In a letter sent to various regional media outlets last month, Aims College President Marilynn “Marsi” Liddell called Weld County “one of the fastest growing regions in the state” and said the county is “well positioned to thrive in the 21st century economy.” 

That is, so long as higher learning institutions do their job and work with secondary education leaders in preparation, she added.

“It is the responsibility of the state’s education system to develop well-qualified, skilled workforce with the education and credentials required to meet business and industry demand,” Liddell wrote. “The education pipeline from preschool through college must be smooth and aligned if we are going to meet our 21st century workforce needs.”

Liddell’s letter was specifically in support of Core Knowledge teaching, which she said is a great benefit in a state where four out of 10 first-year college students require some level of remediation, most commonly in math and sciences.

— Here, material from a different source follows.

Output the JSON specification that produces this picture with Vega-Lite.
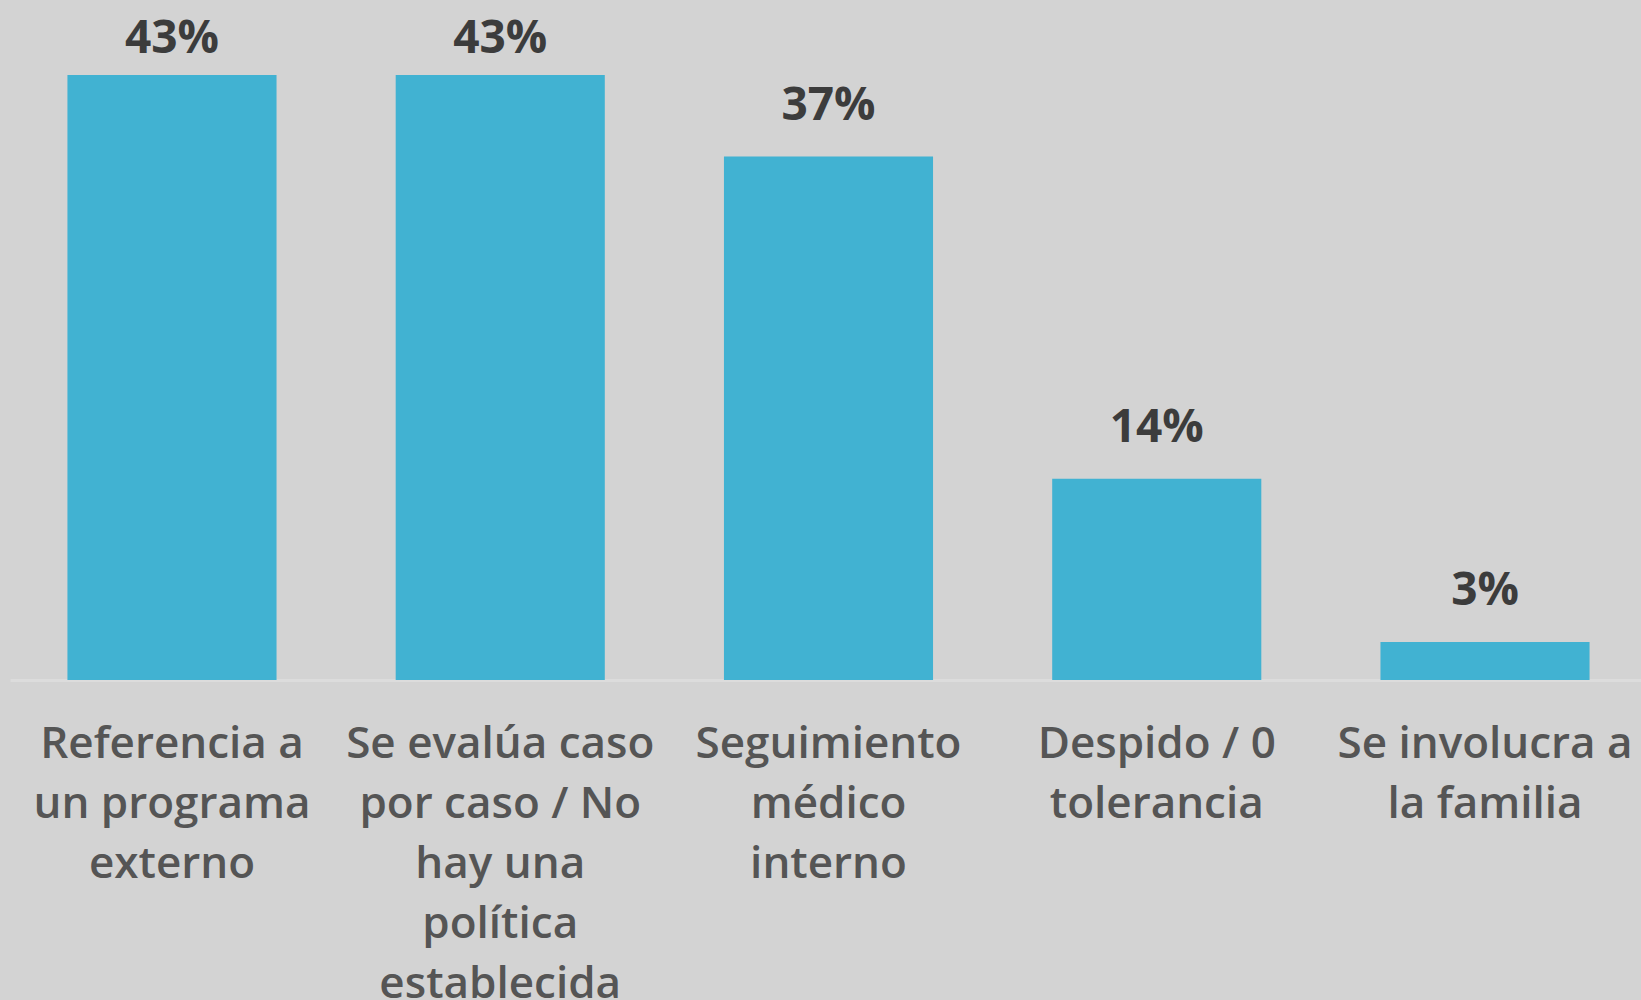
{
  "$schema": "https://vega.github.io/schema/vega-lite/v6.json",
  "width": 1637,
  "height": 680,
  "autosize": {"type": "none"},
  "padding": {"left": 10, "top": 0, "right": 0, "bottom": 320},
  "background": "#d3d3d3",
  "config": {"view": {"stroke": null}, "font": "Open Sans"},
  "data": {
    "values": [
      {"cat": "Referencia a|un programa|externo", "pct": 0.43},
      {"cat": "Se evalúa caso|por caso / No|hay una|política|establecida", "pct": 0.43},
      {"cat": "Seguimiento|médico|interno", "pct": 0.372},
      {"cat": "Despido / 0|tolerancia", "pct": 0.143},
      {"cat": "Se involucra a|la familia", "pct": 0.027}
    ]
  },
  "encoding": {
    "x": {
      "field": "cat",
      "type": "nominal",
      "sort": null,
      "scale": {"paddingInner": 0.363, "paddingOuter": 0.175},
      "axis": {
        "title": null,
        "labelAngle": 0,
        "labelExpr": "split(datum.label, '|')",
        "labelFont": "Open Sans",
        "labelFontWeight": 600,
        "labelFontSize": 44,
        "labelLineHeight": 60,
        "labelColor": "#555555",
        "labelPadding": 42,
        "labelBaseline": "top",
        "ticks": false,
        "domainColor": "#dcdcdc",
        "domainWidth": 3,
        "labelLimit": 0,
        "labelOverlap": false
      }
    },
    "y": {
      "field": "pct",
      "type": "quantitative",
      "scale": {"domain": [0, 0.4833], "nice": false, "zero": true},
      "axis": null
    }
  },
  "layer": [
    {"mark": {"type": "bar", "color": "#41b2d2"}},
    {
      "transform": [{"filter": "datum.pct < 0.4"}],
      "mark": {
        "type": "text",
        "baseline": "alphabetic",
        "dy": -37,
        "font": "Open Sans",
        "fontWeight": "bold",
        "fontSize": 46,
        "color": "#3c3c3c"
      },
      "encoding": {"text": {"field": "pct", "type": "quantitative", "format": ".0%"}}
    },
    {
      "transform": [{"filter": "datum.pct >= 0.4"}],
      "mark": {
        "type": "text",
        "baseline": "alphabetic",
        "dy": -22,
        "font": "Open Sans",
        "fontWeight": "bold",
        "fontSize": 46,
        "color": "#3c3c3c"
      },
      "encoding": {"text": {"field": "pct", "type": "quantitative", "format": ".0%"}}
    }
  ]
}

However, for those students ahead of the curve rather than behind it, Rask said there are multiple scholarship and enrollment programs designed to provide a head start on secondary education, such as articulated credit, concurrent enrollment and dual enrollment — programs where students earn college credits during high school or take college classes that satisfy high school curriculum requirements.

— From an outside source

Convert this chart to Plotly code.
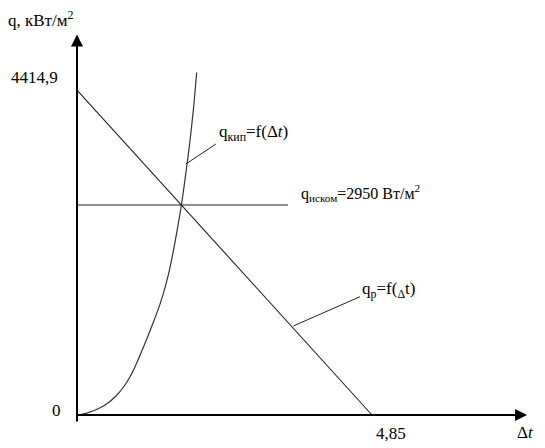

“The students can come from high school and earn their college English or math credits here,” Rask said.

And since the 2007-08 academic school year, Rask said Aims has had a partnership with Weld Re-8 called Career Academy, which allows high school students to earn CTE and vocational training credits in fields like automobile collision repair, automotive service technology, nurse aide, med prep, graphics, communication media, agriculture, oil and gas, welding and carpentry — and all before they even receive a high school diploma. Aims now partners with eight school districts in Weld and Larimer counties to offer Career Academy scholarships, Rask said.

“And we continue to greatly expand (those programs and collaborations),” she added.

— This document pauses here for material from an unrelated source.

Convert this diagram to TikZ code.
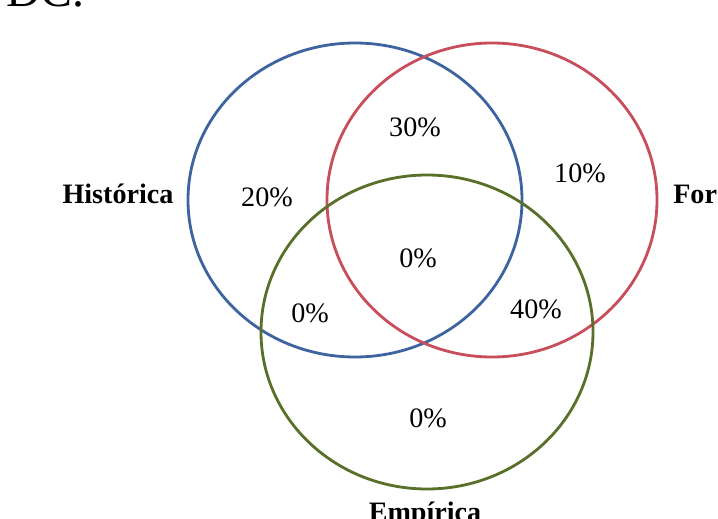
\documentclass[tikz,border=0pt]{standalone}
\usepackage{fontspec}
\setmainfont{Liberation Serif}
\usetikzlibrary{calc}
\definecolor{histblue}{RGB}{62,100,160}
\definecolor{forred}{RGB}{200,78,92}
\definecolor{empgreen}{RGB}{88,112,42}
\begin{document}
\begin{tikzpicture}[x=0.025cm,y=-0.025cm]
\tikzstyle{ring} = [line width=2pt]
\tikzstyle{pct} = [inner sep=0pt, anchor=base, font=\fontsize{20}{24}\selectfont]
\tikzstyle{setname} = [inner sep=0pt, anchor=base, font=\fontsize{20}{24}\selectfont\bfseries]
\useasboundingbox (0,0) rectangle (718,519);
\coordinate (H) at (355,200);
\coordinate (F) at (492,200);
\coordinate (E) at (427,332);
\draw[ring, histblue] (H) ellipse [x radius=167, y radius=157];
\draw[ring, forred] (F) ellipse [x radius=165, y radius=157];
\draw[ring, empgreen] (E) ellipse [x radius=166, y radius=157];
\node[inner sep=0pt, anchor=base west, font=\fontsize{34}{38}\selectfont] (dc) at (6,7) {DC.};
\node[setname] (hist) at (118,203) {Histórica};
\node[setname, anchor=base west] (for) at (673,203) {For};
\node[setname] (emp) at (425,521) {Empírica};
\node[pct] (h) at (267,206) {20\%};
\node[pct] (hf) at (415,137) {30\%};
\node[pct] (f) at (580,182) {10\%};
\node[pct] (hfe) at (418,267) {0\%};
\node[pct] (he) at (310,322) {0\%};
\node[pct] (fe) at (536,318) {40\%};
\node[pct] (e) at (428,427) {0\%};
\end{tikzpicture}
\end{document}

Ultimately, Rask said the collaborative efforts of Aims and industry backers who help support and fund new programs have increased awareness and made some people in the community look at Fort Lupton’s only institution of higher learning as more than just a “community college.”

“When I first moved into this community 16 years ago I had three small children going to Fort Lupton schools but had no idea this college was here,” she said. “But since that time, I believe we’ve certainly broadened our notoriety in the community and surrounding areas.

“And I think it’s really has helped bring the community closer,” she added.